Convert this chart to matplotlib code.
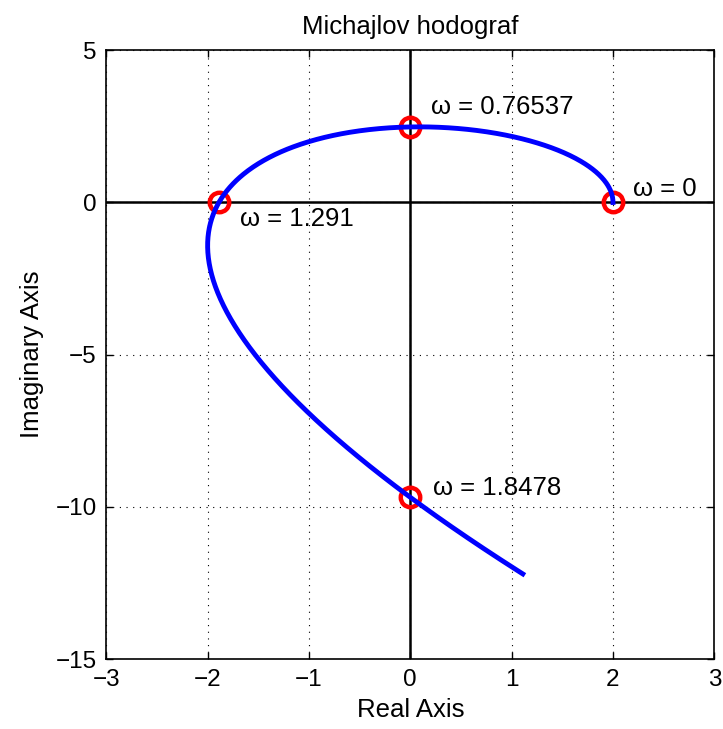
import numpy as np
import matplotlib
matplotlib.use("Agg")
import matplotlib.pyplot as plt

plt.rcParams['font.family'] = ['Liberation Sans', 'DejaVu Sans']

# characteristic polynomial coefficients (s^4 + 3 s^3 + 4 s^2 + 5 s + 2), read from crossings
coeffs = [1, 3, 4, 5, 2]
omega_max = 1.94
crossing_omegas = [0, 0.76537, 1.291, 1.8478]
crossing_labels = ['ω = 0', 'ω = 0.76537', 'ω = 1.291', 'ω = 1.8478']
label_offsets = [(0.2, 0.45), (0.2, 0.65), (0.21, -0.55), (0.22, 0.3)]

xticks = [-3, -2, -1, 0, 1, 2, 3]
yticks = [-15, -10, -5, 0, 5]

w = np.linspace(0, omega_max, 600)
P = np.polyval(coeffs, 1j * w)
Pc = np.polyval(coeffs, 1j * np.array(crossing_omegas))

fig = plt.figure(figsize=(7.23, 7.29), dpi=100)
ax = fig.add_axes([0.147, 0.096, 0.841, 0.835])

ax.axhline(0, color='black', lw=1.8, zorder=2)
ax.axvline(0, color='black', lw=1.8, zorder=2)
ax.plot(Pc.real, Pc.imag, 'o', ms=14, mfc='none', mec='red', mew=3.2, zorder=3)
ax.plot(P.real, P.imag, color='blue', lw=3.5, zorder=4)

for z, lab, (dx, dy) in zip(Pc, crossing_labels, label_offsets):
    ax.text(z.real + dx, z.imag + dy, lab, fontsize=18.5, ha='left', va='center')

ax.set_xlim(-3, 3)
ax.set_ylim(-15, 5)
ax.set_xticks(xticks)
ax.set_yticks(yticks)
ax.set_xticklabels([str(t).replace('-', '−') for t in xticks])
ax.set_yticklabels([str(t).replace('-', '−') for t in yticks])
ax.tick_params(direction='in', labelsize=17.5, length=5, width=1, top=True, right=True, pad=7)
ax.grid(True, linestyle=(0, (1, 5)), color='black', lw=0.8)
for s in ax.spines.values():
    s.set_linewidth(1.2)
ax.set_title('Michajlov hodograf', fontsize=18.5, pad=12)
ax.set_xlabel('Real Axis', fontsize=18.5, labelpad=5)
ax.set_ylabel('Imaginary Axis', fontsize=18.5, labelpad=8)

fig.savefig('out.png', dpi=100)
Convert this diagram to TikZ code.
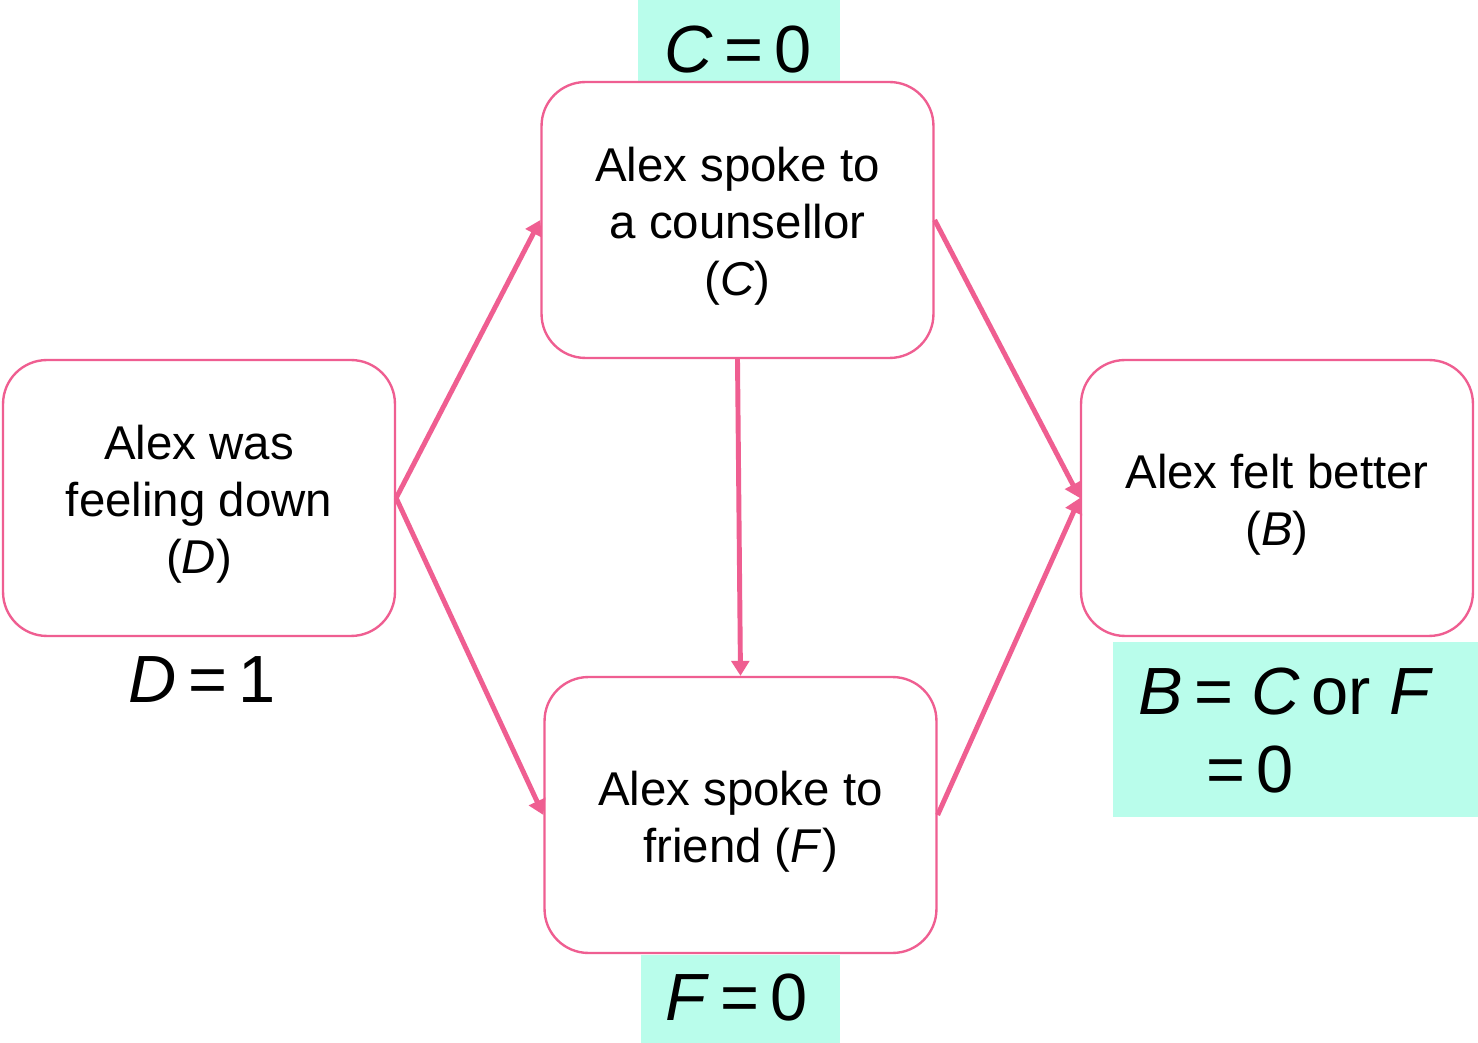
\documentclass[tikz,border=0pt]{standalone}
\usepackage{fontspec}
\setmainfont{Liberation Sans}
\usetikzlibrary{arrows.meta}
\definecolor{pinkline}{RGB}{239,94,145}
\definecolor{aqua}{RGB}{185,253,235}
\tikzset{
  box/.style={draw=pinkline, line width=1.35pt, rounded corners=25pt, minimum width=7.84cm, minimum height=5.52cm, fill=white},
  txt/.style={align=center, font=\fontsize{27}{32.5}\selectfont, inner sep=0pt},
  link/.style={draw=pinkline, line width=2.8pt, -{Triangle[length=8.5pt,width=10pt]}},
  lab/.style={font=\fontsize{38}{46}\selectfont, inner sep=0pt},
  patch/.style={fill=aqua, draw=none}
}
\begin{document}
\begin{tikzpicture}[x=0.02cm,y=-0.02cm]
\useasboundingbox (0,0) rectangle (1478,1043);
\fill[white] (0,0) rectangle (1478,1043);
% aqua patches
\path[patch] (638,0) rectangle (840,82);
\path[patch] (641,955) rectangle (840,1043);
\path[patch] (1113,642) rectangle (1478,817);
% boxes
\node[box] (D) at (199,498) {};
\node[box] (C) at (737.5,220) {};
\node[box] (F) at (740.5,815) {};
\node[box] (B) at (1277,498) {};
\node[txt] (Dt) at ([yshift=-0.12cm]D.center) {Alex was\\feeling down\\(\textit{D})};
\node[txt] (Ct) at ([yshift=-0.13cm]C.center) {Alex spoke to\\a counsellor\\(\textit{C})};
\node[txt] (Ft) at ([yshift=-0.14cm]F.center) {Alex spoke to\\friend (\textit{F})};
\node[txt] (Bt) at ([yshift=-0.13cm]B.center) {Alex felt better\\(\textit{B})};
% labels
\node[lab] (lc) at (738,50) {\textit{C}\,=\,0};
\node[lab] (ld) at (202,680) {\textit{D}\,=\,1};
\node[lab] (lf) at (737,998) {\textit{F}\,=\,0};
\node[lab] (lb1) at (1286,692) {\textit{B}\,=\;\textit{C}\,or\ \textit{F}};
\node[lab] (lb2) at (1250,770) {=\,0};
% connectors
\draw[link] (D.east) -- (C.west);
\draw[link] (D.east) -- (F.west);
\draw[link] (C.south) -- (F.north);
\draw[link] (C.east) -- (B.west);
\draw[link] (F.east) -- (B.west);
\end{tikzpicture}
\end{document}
***
▸ **Short task**:
Omit every picture while copying the listing above exactly.

▸ **Exercise output**:
Convert this chart to matplotlib code.
import numpy as np
import matplotlib
matplotlib.use("Agg")
import matplotlib.pyplot as plt

plt.rcParams['font.family'] = ['Liberation Sans', 'DejaVu Sans']

# characteristic polynomial coefficients (s^4 + 3 s^3 + 4 s^2 + 5 s + 2), read from crossings
coeffs = [1, 3, 4, 5, 2]
omega_max = 1.94
crossing_omegas = [0, 0.76537, 1.291, 1.8478]
crossing_labels = ['ω = 0', 'ω = 0.76537', 'ω = 1.291', 'ω = 1.8478']
label_offsets = [(0.2, 0.45), (0.2, 0.65), (0.21, -0.55), (0.22, 0.3)]

xticks = [-3, -2, -1, 0, 1, 2, 3]
yticks = [-15, -10, -5, 0, 5]

w = np.linspace(0, omega_max, 600)
P = np.polyval(coeffs, 1j * w)
Pc = np.polyval(coeffs, 1j * np.array(crossing_omegas))

fig = plt.figure(figsize=(7.23, 7.29), dpi=100)
ax = fig.add_axes([0.147, 0.096, 0.841, 0.835])

ax.axhline(0, color='black', lw=1.8, zorder=2)
ax.axvline(0, color='black', lw=1.8, zorder=2)
ax.plot(Pc.real, Pc.imag, 'o', ms=14, mfc='none', mec='red', mew=3.2, zorder=3)
ax.plot(P.real, P.imag, color='blue', lw=3.5, zorder=4)

for z, lab, (dx, dy) in zip(Pc, crossing_labels, label_offsets):
    ax.text(z.real + dx, z.imag + dy, lab, fontsize=18.5, ha='left', va='center')

ax.set_xlim(-3, 3)
ax.set_ylim(-15, 5)
ax.set_xticks(xticks)
ax.set_yticks(yticks)
ax.set_xticklabels([str(t).replace('-', '−') for t in xticks])
ax.set_yticklabels([str(t).replace('-', '−') for t in yticks])
ax.tick_params(direction='in', labelsize=17.5, length=5, width=1, top=True, right=True, pad=7)
ax.grid(True, linestyle=(0, (1, 5)), color='black', lw=0.8)
for s in ax.spines.values():
    s.set_linewidth(1.2)
ax.set_title('Michajlov hodograf', fontsize=18.5, pad=12)
ax.set_xlabel('Real Axis', fontsize=18.5, labelpad=5)
ax.set_ylabel('Imaginary Axis', fontsize=18.5, labelpad=8)

fig.savefig('out.png', dpi=100)
Convert this diagram to TikZ code.
\documentclass[tikz,border=0pt]{standalone}
\usepackage{fontspec}
\setmainfont{Liberation Sans}
\usetikzlibrary{arrows.meta}
\definecolor{pinkline}{RGB}{239,94,145}
\definecolor{aqua}{RGB}{185,253,235}
\tikzset{
  box/.style={draw=pinkline, line width=1.35pt, rounded corners=25pt, minimum width=7.84cm, minimum height=5.52cm, fill=white},
  txt/.style={align=center, font=\fontsize{27}{32.5}\selectfont, inner sep=0pt},
  link/.style={draw=pinkline, line width=2.8pt, -{Triangle[length=8.5pt,width=10pt]}},
  lab/.style={font=\fontsize{38}{46}\selectfont, inner sep=0pt},
  patch/.style={fill=aqua, draw=none}
}
\begin{document}
\begin{tikzpicture}[x=0.02cm,y=-0.02cm]
\useasboundingbox (0,0) rectangle (1478,1043);
\fill[white] (0,0) rectangle (1478,1043);
% aqua patches
\path[patch] (638,0) rectangle (840,82);
\path[patch] (641,955) rectangle (840,1043);
\path[patch] (1113,642) rectangle (1478,817);
% boxes
\node[box] (D) at (199,498) {};
\node[box] (C) at (737.5,220) {};
\node[box] (F) at (740.5,815) {};
\node[box] (B) at (1277,498) {};
\node[txt] (Dt) at ([yshift=-0.12cm]D.center) {Alex was\\feeling down\\(\textit{D})};
\node[txt] (Ct) at ([yshift=-0.13cm]C.center) {Alex spoke to\\a counsellor\\(\textit{C})};
\node[txt] (Ft) at ([yshift=-0.14cm]F.center) {Alex spoke to\\friend (\textit{F})};
\node[txt] (Bt) at ([yshift=-0.13cm]B.center) {Alex felt better\\(\textit{B})};
% labels
\node[lab] (lc) at (738,50) {\textit{C}\,=\,0};
\node[lab] (ld) at (202,680) {\textit{D}\,=\,1};
\node[lab] (lf) at (737,998) {\textit{F}\,=\,0};
\node[lab] (lb1) at (1286,692) {\textit{B}\,=\;\textit{C}\,or\ \textit{F}};
\node[lab] (lb2) at (1250,770) {=\,0};
% connectors
\draw[link] (D.east) -- (C.west);
\draw[link] (D.east) -- (F.west);
\draw[link] (C.south) -- (F.north);
\draw[link] (C.east) -- (B.west);
\draw[link] (F.east) -- (B.west);
\end{tikzpicture}
\end{document}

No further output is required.